— Begin Provided material —
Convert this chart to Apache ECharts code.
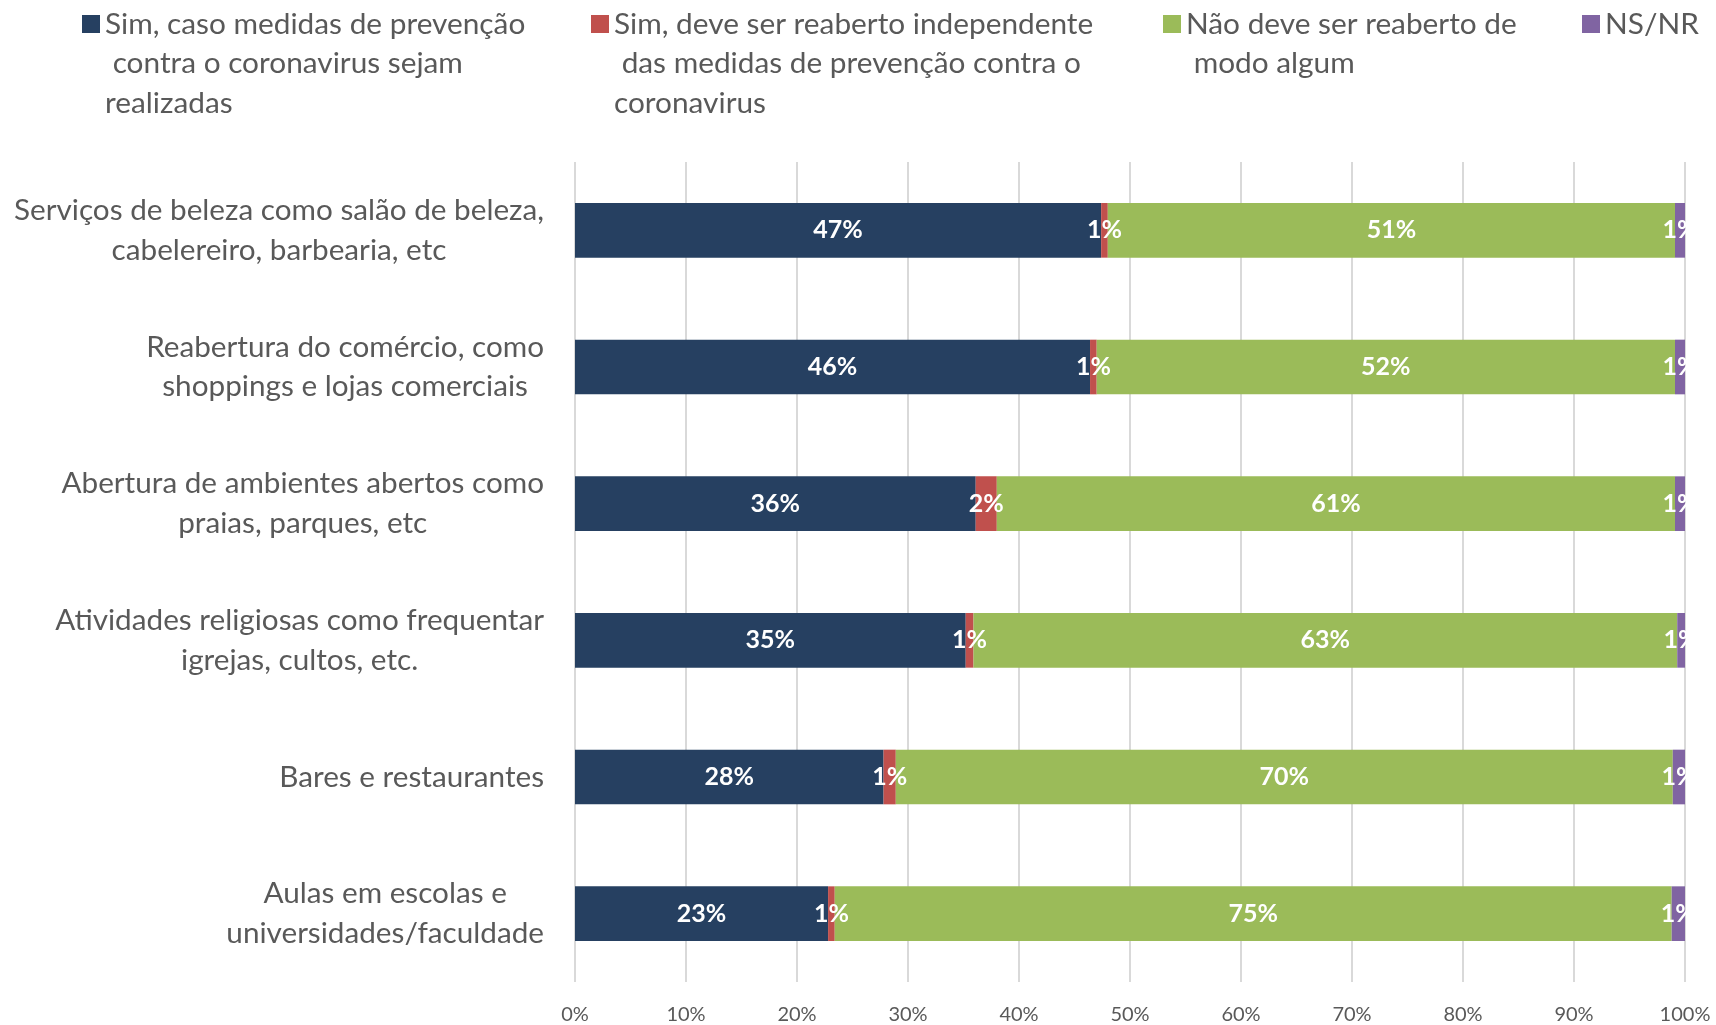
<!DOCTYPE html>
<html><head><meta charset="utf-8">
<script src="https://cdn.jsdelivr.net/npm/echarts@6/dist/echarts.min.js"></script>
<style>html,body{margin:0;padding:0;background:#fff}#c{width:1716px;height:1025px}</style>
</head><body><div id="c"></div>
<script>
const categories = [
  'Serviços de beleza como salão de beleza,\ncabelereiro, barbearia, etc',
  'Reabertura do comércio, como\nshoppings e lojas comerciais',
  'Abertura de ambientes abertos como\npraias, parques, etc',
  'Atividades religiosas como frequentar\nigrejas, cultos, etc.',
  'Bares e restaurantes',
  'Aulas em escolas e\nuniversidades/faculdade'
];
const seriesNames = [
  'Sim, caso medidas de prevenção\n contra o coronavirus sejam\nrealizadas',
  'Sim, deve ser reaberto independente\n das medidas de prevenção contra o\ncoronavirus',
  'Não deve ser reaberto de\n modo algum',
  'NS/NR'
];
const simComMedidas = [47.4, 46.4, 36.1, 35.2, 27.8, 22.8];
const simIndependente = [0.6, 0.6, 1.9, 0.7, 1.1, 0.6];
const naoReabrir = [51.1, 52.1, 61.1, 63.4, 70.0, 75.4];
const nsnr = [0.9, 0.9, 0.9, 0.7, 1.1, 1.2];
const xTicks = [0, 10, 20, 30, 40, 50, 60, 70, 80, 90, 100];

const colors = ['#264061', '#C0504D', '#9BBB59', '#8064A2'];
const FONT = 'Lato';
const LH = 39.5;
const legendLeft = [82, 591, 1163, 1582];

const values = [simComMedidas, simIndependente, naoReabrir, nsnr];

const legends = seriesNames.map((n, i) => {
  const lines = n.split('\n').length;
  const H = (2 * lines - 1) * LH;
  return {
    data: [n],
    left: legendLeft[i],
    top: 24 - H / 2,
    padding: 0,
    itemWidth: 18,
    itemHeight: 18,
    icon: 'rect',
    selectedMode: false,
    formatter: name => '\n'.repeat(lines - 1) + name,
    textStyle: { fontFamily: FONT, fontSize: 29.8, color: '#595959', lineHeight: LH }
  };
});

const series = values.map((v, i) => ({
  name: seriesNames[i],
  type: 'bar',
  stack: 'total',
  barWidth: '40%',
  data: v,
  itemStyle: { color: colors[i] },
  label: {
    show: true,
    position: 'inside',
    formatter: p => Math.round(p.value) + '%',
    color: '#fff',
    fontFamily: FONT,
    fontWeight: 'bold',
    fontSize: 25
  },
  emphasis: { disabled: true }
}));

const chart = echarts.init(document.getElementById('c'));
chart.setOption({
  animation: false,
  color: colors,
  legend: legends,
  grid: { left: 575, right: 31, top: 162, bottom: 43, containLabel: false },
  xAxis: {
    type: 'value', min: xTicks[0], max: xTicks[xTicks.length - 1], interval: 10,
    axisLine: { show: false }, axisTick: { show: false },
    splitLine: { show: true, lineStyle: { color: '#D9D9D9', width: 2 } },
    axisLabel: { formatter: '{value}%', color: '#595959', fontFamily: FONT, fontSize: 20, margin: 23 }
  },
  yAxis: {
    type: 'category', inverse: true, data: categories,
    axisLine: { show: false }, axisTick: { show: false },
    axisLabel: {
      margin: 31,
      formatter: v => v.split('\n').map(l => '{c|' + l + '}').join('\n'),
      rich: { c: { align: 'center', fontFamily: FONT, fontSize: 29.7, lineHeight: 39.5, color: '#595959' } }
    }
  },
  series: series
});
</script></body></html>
— End Provided material —
--- Set exercise ---
Repeat the material above word for word, please, apart from its images.

--- Complete answer ---
Convert this chart to Apache ECharts code.
<!DOCTYPE html>
<html><head><meta charset="utf-8">
<script src="https://cdn.jsdelivr.net/npm/echarts@6/dist/echarts.min.js"></script>
<style>html,body{margin:0;padding:0;background:#fff}#c{width:1716px;height:1025px}</style>
</head><body><div id="c"></div>
<script>
const categories = [
  'Serviços de beleza como salão de beleza,\ncabelereiro, barbearia, etc',
  'Reabertura do comércio, como\nshoppings e lojas comerciais',
  'Abertura de ambientes abertos como\npraias, parques, etc',
  'Atividades religiosas como frequentar\nigrejas, cultos, etc.',
  'Bares e restaurantes',
  'Aulas em escolas e\nuniversidades/faculdade'
];
const seriesNames = [
  'Sim, caso medidas de prevenção\n contra o coronavirus sejam\nrealizadas',
  'Sim, deve ser reaberto independente\n das medidas de prevenção contra o\ncoronavirus',
  'Não deve ser reaberto de\n modo algum',
  'NS/NR'
];
const simComMedidas = [47.4, 46.4, 36.1, 35.2, 27.8, 22.8];
const simIndependente = [0.6, 0.6, 1.9, 0.7, 1.1, 0.6];
const naoReabrir = [51.1, 52.1, 61.1, 63.4, 70.0, 75.4];
const nsnr = [0.9, 0.9, 0.9, 0.7, 1.1, 1.2];
const xTicks = [0, 10, 20, 30, 40, 50, 60, 70, 80, 90, 100];

const colors = ['#264061', '#C0504D', '#9BBB59', '#8064A2'];
const FONT = 'Lato';
const LH = 39.5;
const legendLeft = [82, 591, 1163, 1582];

const values = [simComMedidas, simIndependente, naoReabrir, nsnr];

const legends = seriesNames.map((n, i) => {
  const lines = n.split('\n').length;
  const H = (2 * lines - 1) * LH;
  return {
    data: [n],
    left: legendLeft[i],
    top: 24 - H / 2,
    padding: 0,
    itemWidth: 18,
    itemHeight: 18,
    icon: 'rect',
    selectedMode: false,
    formatter: name => '\n'.repeat(lines - 1) + name,
    textStyle: { fontFamily: FONT, fontSize: 29.8, color: '#595959', lineHeight: LH }
  };
});

const series = values.map((v, i) => ({
  name: seriesNames[i],
  type: 'bar',
  stack: 'total',
  barWidth: '40%',
  data: v,
  itemStyle: { color: colors[i] },
  label: {
    show: true,
    position: 'inside',
    formatter: p => Math.round(p.value) + '%',
    color: '#fff',
    fontFamily: FONT,
    fontWeight: 'bold',
    fontSize: 25
  },
  emphasis: { disabled: true }
}));

const chart = echarts.init(document.getElementById('c'));
chart.setOption({
  animation: false,
  color: colors,
  legend: legends,
  grid: { left: 575, right: 31, top: 162, bottom: 43, containLabel: false },
  xAxis: {
    type: 'value', min: xTicks[0], max: xTicks[xTicks.length - 1], interval: 10,
    axisLine: { show: false }, axisTick: { show: false },
    splitLine: { show: true, lineStyle: { color: '#D9D9D9', width: 2 } },
    axisLabel: { formatter: '{value}%', color: '#595959', fontFamily: FONT, fontSize: 20, margin: 23 }
  },
  yAxis: {
    type: 'category', inverse: true, data: categories,
    axisLine: { show: false }, axisTick: { show: false },
    axisLabel: {
      margin: 31,
      formatter: v => v.split('\n').map(l => '{c|' + l + '}').join('\n'),
      rich: { c: { align: 'center', fontFamily: FONT, fontSize: 29.7, lineHeight: 39.5, color: '#595959' } }
    }
  },
  series: series
});
</script></body></html>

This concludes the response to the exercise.